Support Vector Machine (SVM) — finds the maximum-margin hyperplane separating the two classes. With a radial basis function kernel it can model non-linear boundaries and is often competitive with tree ensembles on smaller datasets. sklearn.svm.SVC. scikit-learn docs.

XGBoost — the production-grade gradient boosting implementation by Chen and Guestrin. Faster than scikit-learn's GradientBoostingClassifier, supports GPU training, and includes built-in regularisation (L1 + L2). The de facto standard for tabular ML competitions. Official documentation.

LightGBM — Microsoft's gradient boosting framework. Uses histogram-based tree building which is substantially faster than XGBoost on large datasets, and handles high-cardinality categorical features natively. Official documentation.

LSTM (Long Short-Term Memory) — a recurrent neural network architecture designed to capture temporal dependencies in sequential data. The natural choice when the sequence of feature values matters, not just their current levels. Colah's definitive explainer. Would require PyTorch or Keras rather than scikit-learn.

AdaBoost — the original boosting algorithm. Reweights training examples after each round, putting more emphasis on examples the current model misclassifies. Simpler than Gradient Boosting and faster to train; useful as an intermediate complexity option between Logistic Regression and a full GBM. sklearn.ensemble.AdaBoostClassifier. scikit-learn docs.

k-Nearest Neighbours (k-NN) — classifies a new data point by majority vote among its k nearest training examples in feature space. No training phase; all computation happens at inference time. Useful for detecting regime similarity — "the current feature vector looks like days in the training set that preceded a rise". sklearn.neighbors.KNeighborsClassifier. scikit-learn docs.

Gaussian Naive Bayes — applies Bayes' theorem with the (naive) assumption that features are conditionally independent given the class. Extremely fast, interpretable, and often surprisingly competitive when features genuinely carry independent information. sklearn.naive_bayes.GaussianNB. scikit-learn docs.

Where This Fits in My Real Finance Work

The backtester on this site is a demonstration harness — a clean, browser-deployable version of the infrastructure I use day-to-day in live trading.

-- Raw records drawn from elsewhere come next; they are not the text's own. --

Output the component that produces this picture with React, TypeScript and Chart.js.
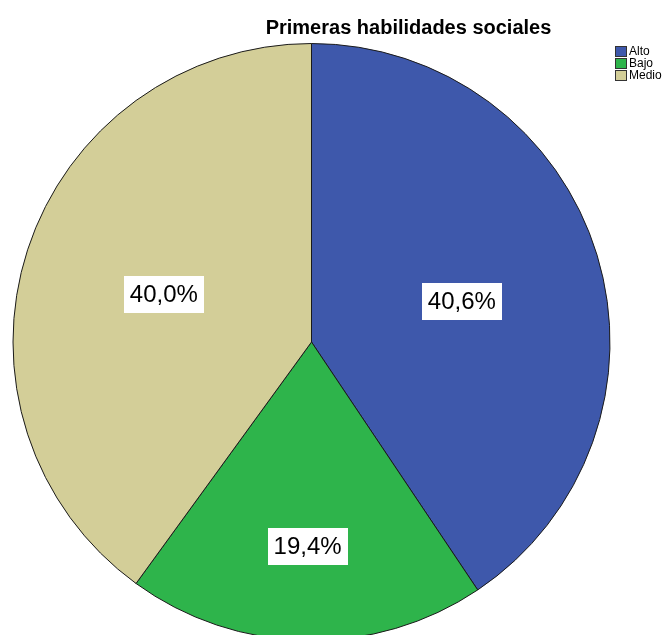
import React, { useEffect, useRef } from "react";
import { Chart, registerables } from "chart.js";

Chart.register(...registerables);

const categories = ["Alto", "Bajo", "Medio"];
const percentages = [40.6, 19.4, 40.0];
const colors = ["#3E58AB", "#2EB44B", "#D3CE98"];
const chartTitle = "Primeras habilidades sociales";

const FONT = "'Liberation Sans', Arial, Helvetica, sans-serif";
const labelRadiusFrac = [0.522, 0.685, 0.52];
const labelAngleTweak = [0.03, 0, 0];

const decorPlugin = {
  id: "spssDecor",
  afterDatasetsDraw(chart: any) {
    const ctx = chart.ctx;
    const meta = chart.getDatasetMeta(0);
    ctx.save();
    // slice labels
    meta.data.forEach((arc: any, i: number) => {
      const p = arc.getProps(["x", "y", "startAngle", "endAngle", "outerRadius"], true);
      const mid = (p.startAngle + p.endAngle) / 2 + labelAngleTweak[i];
      const r = p.outerRadius * labelRadiusFrac[i];
      const cx = p.x + Math.cos(mid) * r;
      const cy = p.y + Math.sin(mid) * r;
      const txt = percentages[i].toFixed(1).replace(".", ",") + "%";
      ctx.font = `24px ${FONT}`;
      const w = ctx.measureText(txt).width + 12;
      const h = 37;
      ctx.fillStyle = "#ffffff";
      ctx.fillRect(Math.round(cx - w / 2), Math.round(cy - h / 2), Math.round(w), h);
      ctx.fillStyle = "#000000";
      ctx.textAlign = "center";
      ctx.textBaseline = "middle";
      ctx.fillText(txt, cx, cy + 1);
    });
    // title
    ctx.font = `bold 20px ${FONT}`;
    ctx.fillStyle = "#000000";
    ctx.textAlign = "center";
    ctx.textBaseline = "alphabetic";
    ctx.fillText(chartTitle, 408.5, 34);
    // legend
    ctx.font = `12px ${FONT}`;
    ctx.textAlign = "left";
    ctx.textBaseline = "middle";
    categories.forEach((c, i) => {
      const y = 46 + i * 12;
      ctx.fillStyle = colors[i];
      ctx.fillRect(615.5, y + 0.5, 11, 10);
      ctx.strokeStyle = "#333333";
      ctx.lineWidth = 1;
      ctx.strokeRect(615.5, y + 0.5, 11, 10);
      ctx.fillStyle = "#000000";
      ctx.fillText(c, 629, y + 6);
    });
    ctx.restore();
  },
};

export default function App() {
  const ref = useRef<HTMLCanvasElement | null>(null);
  useEffect(() => {
    if (!ref.current) return;
    const chart = new Chart(ref.current, {
      type: "pie",
      data: {
        labels: categories,
        datasets: [
          {
            data: percentages,
            backgroundColor: colors,
            borderColor: "#1a1a1a",
            borderWidth: 1,
            hoverOffset: 0,
            offset: 0,
          },
        ],
      },
      options: {
        responsive: false,
        animation: false,
        events: [],
        layout: { padding: { left: 12.5, top: 43, right: 59.5, bottom: 9 } },
        plugins: {
          legend: { display: false },
          title: { display: false },
          tooltip: { enabled: false },
        },
      },
      plugins: [decorPlugin],
    });
    return () => chart.destroy();
  }, []);
  return (
    <div
      style={{
        position: "fixed",
        left: 0,
        top: 0,
        width: 670,
        height: 635,
        overflow: "hidden",
        background: "#ffffff",
      }}
    >
      <canvas ref={ref} width={670} height={650} style={{ display: "block", width: 670, height: 650 }} />
    </div>
  );
}
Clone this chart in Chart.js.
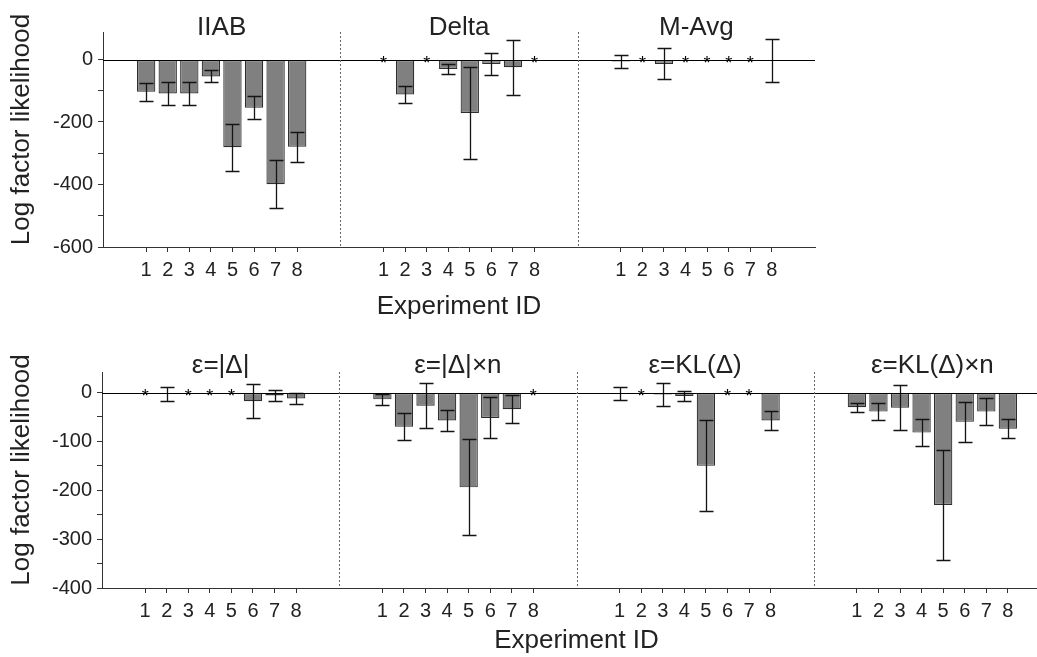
<!DOCTYPE html>
<html>
<head>
<meta charset="utf-8">
<script src="https://cdn.jsdelivr.net/npm/chart.js@4"></script>
<style>
  html, body { margin: 0; padding: 0; background: #fff; overflow: hidden; width: 1037px; height: 657px; }
  #topChart { position: absolute; left: 0; top: 0; }
  #bottomChart { position: absolute; left: 0; top: 330px; }
</style>
</head>
<body>
<canvas id="topChart" width="1037" height="330"></canvas>
<canvas id="bottomChart" width="1060" height="327"></canvas>
<script>
// Experiment IDs shown under every panel
const expIds = ['1', '2', '3', '4', '5', '6', '7', '8'];

// top row: mean log factor likelihood and error, null = no value (drawn as *)
const topTitles = ['IIAB', 'Delta', 'M-Avg'];
const iiabMean = [-103, -109, -109, -54, -281, -154, -399, -279];
const iiabErr = [29, 36, 38, 19, 76, 38, 76, 48];
const deltaMean = [null, -112, null, -30, -171, -14, -25, null];
const deltaErr = [0, 26, 0, 16, 147, 36, 87, 0];
const mavgMean = [-6, null, -14, null, null, null, null, -3];
const mavgErr = [21, 0, 50, 0, 0, 0, 0, 68];
const topYTicks = [-600, -500, -400, -300, -200, -100, 0];
const topYLabels = ['-600', '', '-400', '', '-200', '', '0'];

// bottom row
const bottomTitles = ['ε=|Δ|', 'ε=|Δ|×n', 'ε=KL(Δ)', 'ε=KL(Δ)×n'];
const absMean = [null, -3, null, null, null, -18, -6, -12];
const absErr = [0, 14, 0, 0, 0, 35, 12, 11];
const absNMean = [-14, -70, -27, -57, -194, -52, -34, null];
const absNErr = [11, 28, 46, 22, 98, 42, 28, 0];
const klMean = [-2, null, -4, -7, -150, null, null, -57];
const klErr = [14, 0, 23, 10, 93, 0, 0, 20];
const klNMean = [-30, -39, -31, -82, -230, -60, -39, -74];
const klNErr = [9, 18, 46, 28, 113, 41, 28, 19];
const bottomYTicks = [-400, -350, -300, -250, -200, -150, -100, -50, 0];
const bottomYLabels = ['-400', '', '-300', '', '-200', '', '-100', '', '0'];

const FONT = '"Liberation Sans", Arial, sans-serif';
const TEXT = '#222';
const AXIS = '#333';
const PANEL_SPAN = 11;  // x units per panel
const FIRST_POS = 2;    // x of the first experiment inside a panel

// flatten panels onto one linear x axis
function buildRow(means, errs) {
  const points = [], errors = [], ticks = [];
  means.forEach((m, p) => m.forEach((v, i) => {
    const x = p * PANEL_SPAN + FIRST_POS + i;
    points.push({ x: x, y: v });
    errors.push(errs[p][i]);
    ticks.push(x);
  }));
  return { points, errors, ticks };
}

const panelPlugin = {
  id: 'panels',
  afterDatasetsDraw(chart, args, o) {
    const { ctx, chartArea: a, scales: { x, y } } = chart;
    const ds = chart.data.datasets[0];
    ctx.save();

    // error bars
    ctx.strokeStyle = '#141414';
    ctx.lineWidth = 1.3;
    ds.data.forEach((pt, j) => {
      if (pt.y === null) return;
      const e = ds.errors[j];
      const px = Math.round(x.getPixelForValue(pt.x)) + 0.5;
      const y1 = Math.round(y.getPixelForValue(pt.y + e)) + 0.5;
      const y2 = Math.round(y.getPixelForValue(pt.y - e)) + 0.5;
      ctx.beginPath();
      ctx.moveTo(px, y1); ctx.lineTo(px, y2);
      ctx.moveTo(px - 7, y1); ctx.lineTo(px + 7, y1);
      ctx.moveTo(px - 7, y2); ctx.lineTo(px + 7, y2);
      ctx.stroke();
    });

    // zero line
    const y0 = Math.round(y.getPixelForValue(0)) + 0.5;
    ctx.strokeStyle = '#000';
    ctx.lineWidth = 1;
    ctx.beginPath(); ctx.moveTo(a.left, y0); ctx.lineTo(a.right, y0); ctx.stroke();

    // asterisks for missing values
    ctx.fillStyle = '#000';
    ctx.font = '18px ' + FONT;
    ctx.textAlign = 'center';
    ctx.textBaseline = 'alphabetic';
    const m = ctx.measureText('*');
    const shift = (m.actualBoundingBoxAscent - m.actualBoundingBoxDescent) / 2;
    ds.data.forEach(pt => {
      if (pt.y !== null) return;
      ctx.fillText('*', x.getPixelForValue(pt.x), y0 - 1 + shift);
    });

    // dotted panel dividers
    ctx.strokeStyle = '#666';
    ctx.setLineDash([2, 2]);
    for (let p = 1; p < o.titles.length; p++) {
      const px = Math.round(x.getPixelForValue(p * PANEL_SPAN)) + 0.5;
      ctx.beginPath(); ctx.moveTo(px, a.top); ctx.lineTo(px, a.bottom); ctx.stroke();
    }
    ctx.setLineDash([]);

    // panel titles
    ctx.fillStyle = TEXT;
    ctx.font = '26px ' + FONT;
    o.titles.forEach((t, p) => {
      const cx = x.getPixelForValue(p * PANEL_SPAN + PANEL_SPAN / 2);
      ctx.fillText(t, cx, a.top + o.titleDy);
    });

    // axis titles
    ctx.fillText('Experiment ID', (x.left + x.right) / 2, a.bottom + o.xTitleDy);
    ctx.save();
    ctx.translate(o.yTitleX, (a.top + a.bottom) / 2 - 10);
    ctx.rotate(-Math.PI / 2);
    ctx.textBaseline = 'middle';
    ctx.fillText('Log factor likelihood', 0, 0);
    ctx.restore();

    ctx.restore();
  }
};

function makeChart(id, row, cfg) {
  return new Chart(document.getElementById(id), {
    type: 'bar',
    data: {
      datasets: [{
        data: row.points,
        errors: row.errors,
        backgroundColor: '#808080',
        borderColor: '#2e2e2e',
        borderWidth: 1.2,
        borderSkipped: false,
        barPercentage: 0.85,
        categoryPercentage: 1
      }]
    },
    options: {
      responsive: false,
      animation: false,
      devicePixelRatio: 1,
      layout: { padding: { top: cfg.padTop, right: cfg.padRight, left: 0, bottom: 0 } },
      plugins: {
        legend: { display: false },
        tooltip: { enabled: false },
        panels: { titles: cfg.titles, titleDy: cfg.titleDy, xTitleDy: cfg.xTitleDy, yTitleX: 22 }
      },
      scales: {
        x: {
          type: 'linear',
          min: 0,
          max: cfg.titles.length * PANEL_SPAN,
          offset: false,
          grid: { offset: false, drawOnChartArea: false, drawTicks: true, tickLength: 5, color: AXIS },
          border: { color: AXIS, width: 1 },
          afterBuildTicks: ax => { ax.ticks = row.ticks.map(v => ({ value: v })); },
          afterFit: ax => { ax.height = cfg.xHeight; },
          ticks: {
            autoSkip: false, maxRotation: 0, padding: 6, color: TEXT,
            font: { family: FONT, size: 20 },
            callback: (v, i) => expIds[i % expIds.length]
          }
        },
        y: {
          min: cfg.yTicks[0],
          max: cfg.yMax,
          grid: { drawOnChartArea: false, drawTicks: true, tickLength: 5, color: AXIS },
          border: { color: AXIS, width: 1 },
          afterBuildTicks: ax => { ax.ticks = cfg.yTicks.map(v => ({ value: v })); },
          afterFit: ax => { ax.width = cfg.yWidth; },
          ticks: {
            padding: 5, color: TEXT,
            font: { family: FONT, size: 20 },
            callback: (v, i) => cfg.yLabels[i]
          }
        }
      }
    },
    plugins: [panelPlugin]
  });
}

makeChart('topChart',
  buildRow([iiabMean, deltaMean, mavgMean], [iiabErr, deltaErr, mavgErr]),
  { titles: topTitles, yTicks: topYTicks, yLabels: topYLabels, yMax: 88,
    padTop: 32, padRight: 222, yWidth: 103, xHeight: 83, titleDy: 2.5, xTitleDy: 67 });

makeChart('bottomChart',
  buildRow([absMean, absNMean, klMean, klNMean], [absErr, absNErr, klErr, klNErr]),
  { titles: bottomTitles, yTicks: bottomYTicks, yLabels: bottomYLabels, yMax: 42,
    padTop: 42, padRight: 9, yWidth: 102, xHeight: 69, titleDy: 1, xTitleDy: 60 });
</script>
</body>
</html>
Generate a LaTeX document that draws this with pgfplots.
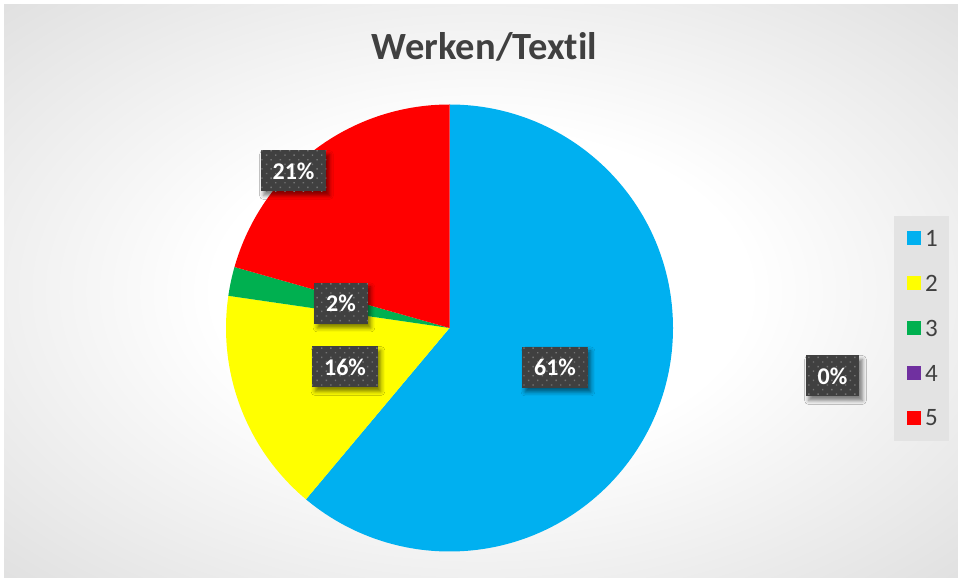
\documentclass[border=0pt]{standalone}
\usepackage{pgfplots}
\pgfplotsset{compat=1.18}
\usepackage{pgfplotstable}
\usepackage{fontspec}
\setmainfont{Carlito}[Ligatures={NoCommon,NoContextual}]
\usetikzlibrary{shadows.blur,patterns.meta}

\definecolor{c1}{HTML}{00B0F0}
\definecolor{c2}{HTML}{FFFF00}
\definecolor{c3}{HTML}{00B050}
\definecolor{c4}{HTML}{7030A0}
\definecolor{c5}{HTML}{FF0000}
\definecolor{txt}{HTML}{404040}
\definecolor{lbl}{HTML}{404040}

\pgfdeclareradialshading{chartbg}{\pgfpoint{0bp}{0bp}}{%
  color(0bp)=(white); color(14bp)=(white); color(50bp)=(black!20); color(72bp)=(black!24)}

% share in percent, label centre in pixel coordinates (y up)
\pgfplotstableread{
id val  lx    ly    col
1  61.1 555   210.5 c1
2  16.2 345   211   c2
3  2.1  341   274.5 c3
4  0.0  832.5 202   c4
5  20.6 293.5 407   c5
}\piedata

\begin{document}
\begin{tikzpicture}
\begin{axis}[
  width=958bp, height=578bp, scale only axis,
  xmin=0, xmax=958, ymin=0, ymax=578,
  axis lines=none, ticks=none, clip=false,
]
\pgfplotsextra{
  % background
  \fill[white] (axis cs:0,0) rectangle (axis cs:958,578);
  \shade[shading=chartbg] (axis cs:4,0) rectangle (axis cs:958,573);
  % title
  \node[text=txt, font=\fontsize{38.5bp}{44bp}\selectfont\bfseries, anchor=base]
    at (axis cs:484.5,518) {Werken/Text\kern0pt il};
  % slices, clockwise from 12 o'clock
  \pgfplotstablegetrowsof{\piedata}
  \pgfmathtruncatemacro\nrows{\pgfplotsretval-1}
  \gdef\startang{90}
  \foreach \r in {0,...,\nrows}{
    \pgfplotstablegetelem{\r}{val}\of\piedata
    \pgfmathsetmacro\sv{\pgfplotsretval}
    \pgfplotstablegetelem{\r}{col}\of\piedata
    \edef\sc{\pgfplotsretval}
    \pgfmathsetmacro\endang{\startang-3.6*\sv}
    \ifdim\sv pt>0pt
      \fill[\sc] (axis cs:449.5,250) -- ++(\startang:223.5bp)
        arc[start angle=\startang, end angle=\endang, radius=223.5bp] -- cycle;
    \fi
    \global\let\startang\endang
  }
  % data labels
  \foreach \r in {0,...,\nrows}{
    \pgfplotstablegetelem{\r}{val}\of\piedata
    \pgfmathsetmacro\sv{\pgfplotsretval}
    \pgfplotstablegetelem{\r}{lx}\of\piedata
    \edef\lx{\pgfplotsretval}
    \pgfplotstablegetelem{\r}{ly}\of\piedata
    \edef\ly{\pgfplotsretval}
    \node[fill=lbl, text=white, font=\fontsize{24bp}{28bp}\selectfont\bfseries,
      inner xsep=12bp, inner ysep=0pt, minimum height=41bp,
      blur shadow={shadow xshift=3bp, shadow yshift=-4bp, shadow blur radius=4bp, shadow opacity=50},
      postaction={pattern={Dots[radius=1bp, distance=6.5bp, angle=45]}, pattern color=black!55}]
      at (axis cs:\lx,\ly) {\pgfmathprintnumber[fixed,precision=0,assume math mode=true]{\sv}\%};
  }
  % legend
  \fill[black!11] (axis cs:894,137) rectangle (axis cs:949,362);
  \foreach \r in {0,...,\nrows}{
    \pgfplotstablegetelem{\r}{id}\of\piedata
    \edef\sid{\pgfplotsretval}
    \pgfplotstablegetelem{\r}{col}\of\piedata
    \edef\sc{\pgfplotsretval}
    \pgfmathsetmacro\ly{578-238-45*\r}
    \fill[\sc] (axis cs:907,\ly-7) rectangle (axis cs:921,\ly+7);
    \node[text=txt, font=\fontsize{25bp}{30bp}\selectfont, anchor=west, inner sep=0pt]
      at (axis cs:925,\ly) {\sid};
  }
}
\end{axis}
\end{tikzpicture}
\end{document}
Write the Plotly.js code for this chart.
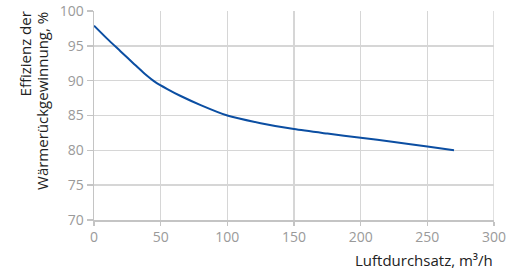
<!DOCTYPE html>
<html><head><meta charset="utf-8">
<script src="https://cdn.plot.ly/plotly-3.0.1.min.js"></script>
<style>html,body{margin:0;padding:0;background:#fff}#c{width:524px;height:271px}</style>
</head><body><div id="c"></div>
<script>
var airflow = [0, 10, 20, 30, 38, 46, 55, 65, 80, 100, 125, 150, 175, 200, 225, 250, 270];
var efficiency = [97.9, 96.0, 94.2, 92.4, 91.0, 89.8, 88.8, 87.8, 86.5, 85, 83.9, 83.05, 82.4, 81.8, 81.2, 80.55, 80.0];
var xTicks = [0, 50, 100, 150, 200, 250, 300];
var yTicks = [70, 75, 80, 85, 90, 95, 100];
var yTitleLines = ["Effizienz der", "Wärmerückgewinnung, %"];
var xTitle = "Luftdurchsatz, m³/h";

var trace = {x: airflow, y: efficiency, type: 'scatter', mode: 'lines',
  line: {color: '#0b4ea2', width: 2, shape: 'spline', smoothing: 0.7}, hoverinfo: 'skip'};
var axBase = {showline: true, linecolor: '#c4c4c4', linewidth: 1.5, gridcolor: '#d6d6d6', gridwidth: 1.5,
  ticks: 'outside', tickcolor: '#c4c4c4', tickwidth: 1.5, zeroline: false,
  tickfont: {family: 'Open Sans, sans-serif', size: 14, color: '#9a9a9a'}};
var titleFont = {family: 'Open Sans, sans-serif', size: 15, color: '#222'};
var layout = {
  width: 524, height: 271, margin: {l: 94, r: 30, t: 11, b: 51},
  paper_bgcolor: '#fff', plot_bgcolor: '#fff', showlegend: false,
  xaxis: Object.assign({}, axBase, {range: [0, 300], tickvals: xTicks, ticklen: 4}),
  yaxis: Object.assign({}, axBase, {range: [70, 100], tickvals: yTicks, ticklen: 6}),
  shapes: [{type: 'line', xref: 'x', yref: 'paper', x0: 300, x1: 300, y0: 0, y1: 1, line: {color: '#d6d6d6', width: 1.5}}],
  annotations: [
    {text: yTitleLines[0], xref: 'paper', yref: 'paper', x: -0.1725, y: 1.005, xanchor: 'center', yanchor: 'top',
     textangle: -90, showarrow: false, font: titleFont},
    {text: yTitleLines[1], xref: 'paper', yref: 'paper', x: -0.13, y: 1.005, xanchor: 'center', yanchor: 'top',
     textangle: -90, showarrow: false, font: titleFont},
    {text: xTitle, xref: 'paper', yref: 'paper', x: 1.002, y: -0.135, xanchor: 'right', yanchor: 'top',
     showarrow: false, font: titleFont}
  ]
};
Plotly.newPlot('c', [trace], layout, {displayModeBar: false, staticPlot: true});
</script></body></html>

The production system is more involved: it operates on real tick data from MetaTrader 5 via the MQL5 API, runs rolling walk-forward optimisation rather than a single train/test split, incorporates transaction costs and slippage models, and feeds signals into live execution logic in MQL5. The feature set is substantially larger and includes order-book microstructure features not available from daily OHLCV.

The demo deliberately removes all of that complexity. The goal is to make the signal generation and model evaluation loop accessible and transparent — to show that the underlying statistical machinery is sound — without exposing production-level intellectual property or requiring a brokerage account to interact with.

If you have a specific strategy hypothesis and want to discuss whether it holds up under rigorous backtesting methodology, get in touch.

Where to Find the Code

Everything runs from a single file in the repository.

The complete backtesting engine is the _run_backtest() function in app.py, starting at line 223. It is a self-contained pure-Python function that takes a configuration dictionary and returns a results dictionary — no global state, no database calls, straightforward to unit test.

The Flask routes are at the bottom of the same file: - GET /backtester (line ~356) — renders the HTML page - POST /backtester/run (line ~361) — runs _run_backtest() and returns JSON

The frontend — the Chart.js charts, the configuration panel, the fetch() call to the API — lives entirely in templates/backtester.html. The JavaScript is inline at the bottom of that file in a {% block extra_scripts %} block, so the template is self-contained and easy to audit.

The three Python dependencies that are not part of the base Flask install — numpy, pandas, and scikit-learn — were added to requirements.txt and Render installs them automatically on each deploy.

The backtester is live at /backtester. Change the random seed to explore different price realisations, or experiment with switching off individual features to see which ones are actually contributing signal — the accuracy and Sharpe metrics update immediately.